Overall, SPB’s 3Q18 and 9M18 earnings came-in above our forecast. On quarterly basis, SPB PATAMI more than tripled to RM9.3m as compared to RM2.4m in 2Q18, mainly attributed to higher production and sale volume of CPO and PK aided by higher ASP realised of PK. The sales volume of CPO and PK increased 35% and 8% respectively to 31,865 tonnes and 5,762 tonnes. Estates operations recorded a revenue and segment profit of RMRM27.9m and RM13.1m respectively vs. RM22.5m and RM6.7m recorded in 2Q18. Mill operations segment profit increased 33% to RM4.7m on the back of a 23% rise in revenue to RM78.5m.
SPB recorded a lower profit before tax of RM16.2m against RM31.5m in 9M17 as a result of lower ASP realised for CPO and PK, as well as lower production and sales volume for both CPO and PK. Revenue of the oil palm operations declined to RM220.8m vs. 298.3m in 9M17 attributed by 18.5% and 24.4% decline in CPO and PK price as well as 9% and 12% dropped in CPO and PK sales volumes during the period. (Table 2).

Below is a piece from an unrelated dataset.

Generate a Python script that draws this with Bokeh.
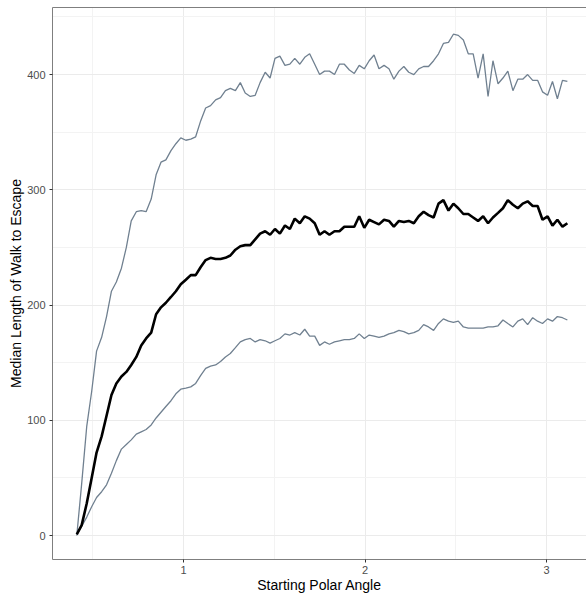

Given the encouraging 3Q18 performance, we revised our earnings forecast for FY18 and FY19 to RM8.7m and RM7.0m respectively from RM1.3m and RM8.8m, as we tweaked our production, costs and ASP of palm products.
We maintain our target price of RM1.41 and SELL recommendation for SPB. Our target price is based on SPB’s 2-yrs average low P/BV of 0.72x and FY17 BV/share of RM1.96.